GIVEN TASK: Output, word for word, every line from the start of the listing down to and including the line that contains "(cut) at (880,255);"; include nothing else.

SOURCE MATERIAL:
----

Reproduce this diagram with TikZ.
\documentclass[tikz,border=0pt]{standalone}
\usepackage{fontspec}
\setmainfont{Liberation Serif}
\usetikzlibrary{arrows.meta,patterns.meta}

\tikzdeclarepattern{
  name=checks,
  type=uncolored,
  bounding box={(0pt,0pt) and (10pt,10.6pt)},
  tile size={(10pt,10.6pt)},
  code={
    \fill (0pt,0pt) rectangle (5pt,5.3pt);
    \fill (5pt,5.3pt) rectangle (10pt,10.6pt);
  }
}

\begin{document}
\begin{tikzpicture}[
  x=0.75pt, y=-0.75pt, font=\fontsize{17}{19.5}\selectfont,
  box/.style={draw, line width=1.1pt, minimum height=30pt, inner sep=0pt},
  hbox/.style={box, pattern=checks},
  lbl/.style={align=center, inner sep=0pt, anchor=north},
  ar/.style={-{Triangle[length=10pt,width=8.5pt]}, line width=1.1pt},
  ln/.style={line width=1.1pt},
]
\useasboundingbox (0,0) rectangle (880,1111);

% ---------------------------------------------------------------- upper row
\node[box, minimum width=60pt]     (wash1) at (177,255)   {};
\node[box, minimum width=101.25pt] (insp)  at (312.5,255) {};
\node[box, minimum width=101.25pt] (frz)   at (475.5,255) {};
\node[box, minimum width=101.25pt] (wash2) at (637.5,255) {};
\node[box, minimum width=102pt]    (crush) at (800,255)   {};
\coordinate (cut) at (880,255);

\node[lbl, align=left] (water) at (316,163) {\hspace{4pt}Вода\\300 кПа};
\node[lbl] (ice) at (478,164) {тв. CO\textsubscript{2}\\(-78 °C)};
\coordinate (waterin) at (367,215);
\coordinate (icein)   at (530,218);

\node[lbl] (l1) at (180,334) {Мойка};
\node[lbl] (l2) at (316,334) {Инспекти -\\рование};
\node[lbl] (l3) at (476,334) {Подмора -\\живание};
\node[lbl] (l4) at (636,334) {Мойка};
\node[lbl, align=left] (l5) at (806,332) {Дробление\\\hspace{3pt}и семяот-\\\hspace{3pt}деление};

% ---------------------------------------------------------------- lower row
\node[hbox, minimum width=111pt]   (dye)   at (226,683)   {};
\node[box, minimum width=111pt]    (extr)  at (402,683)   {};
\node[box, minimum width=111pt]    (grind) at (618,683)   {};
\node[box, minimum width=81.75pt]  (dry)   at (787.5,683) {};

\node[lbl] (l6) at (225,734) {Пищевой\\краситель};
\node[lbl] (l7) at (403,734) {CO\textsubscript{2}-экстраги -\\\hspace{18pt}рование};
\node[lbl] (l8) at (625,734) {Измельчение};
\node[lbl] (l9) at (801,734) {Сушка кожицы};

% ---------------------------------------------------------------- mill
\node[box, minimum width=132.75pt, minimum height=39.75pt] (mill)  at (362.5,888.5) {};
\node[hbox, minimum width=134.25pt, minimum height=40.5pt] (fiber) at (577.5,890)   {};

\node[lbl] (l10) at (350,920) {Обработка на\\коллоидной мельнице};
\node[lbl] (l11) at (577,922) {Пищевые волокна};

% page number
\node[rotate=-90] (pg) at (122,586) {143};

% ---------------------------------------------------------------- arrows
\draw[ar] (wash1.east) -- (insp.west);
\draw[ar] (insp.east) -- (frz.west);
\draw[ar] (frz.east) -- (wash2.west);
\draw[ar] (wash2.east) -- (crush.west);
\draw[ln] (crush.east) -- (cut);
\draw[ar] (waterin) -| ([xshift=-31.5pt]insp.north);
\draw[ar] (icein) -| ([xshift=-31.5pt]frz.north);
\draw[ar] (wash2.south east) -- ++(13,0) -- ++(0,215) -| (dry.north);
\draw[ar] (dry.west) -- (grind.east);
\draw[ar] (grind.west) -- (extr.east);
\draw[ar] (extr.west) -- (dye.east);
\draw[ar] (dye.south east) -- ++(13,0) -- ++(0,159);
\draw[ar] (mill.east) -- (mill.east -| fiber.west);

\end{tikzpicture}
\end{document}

----

RESULT BELOW:
Reproduce this diagram with TikZ.
\documentclass[tikz,border=0pt]{standalone}
\usepackage{fontspec}
\setmainfont{Liberation Serif}
\usetikzlibrary{arrows.meta,patterns.meta}

\tikzdeclarepattern{
  name=checks,
  type=uncolored,
  bounding box={(0pt,0pt) and (10pt,10.6pt)},
  tile size={(10pt,10.6pt)},
  code={
    \fill (0pt,0pt) rectangle (5pt,5.3pt);
    \fill (5pt,5.3pt) rectangle (10pt,10.6pt);
  }
}

\begin{document}
\begin{tikzpicture}[
  x=0.75pt, y=-0.75pt, font=\fontsize{17}{19.5}\selectfont,
  box/.style={draw, line width=1.1pt, minimum height=30pt, inner sep=0pt},
  hbox/.style={box, pattern=checks},
  lbl/.style={align=center, inner sep=0pt, anchor=north},
  ar/.style={-{Triangle[length=10pt,width=8.5pt]}, line width=1.1pt},
  ln/.style={line width=1.1pt},
]
\useasboundingbox (0,0) rectangle (880,1111);

% ---------------------------------------------------------------- upper row
\node[box, minimum width=60pt]     (wash1) at (177,255)   {};
\node[box, minimum width=101.25pt] (insp)  at (312.5,255) {};
\node[box, minimum width=101.25pt] (frz)   at (475.5,255) {};
\node[box, minimum width=101.25pt] (wash2) at (637.5,255) {};
\node[box, minimum width=102pt]    (crush) at (800,255)   {};
\coordinate (cut) at (880,255);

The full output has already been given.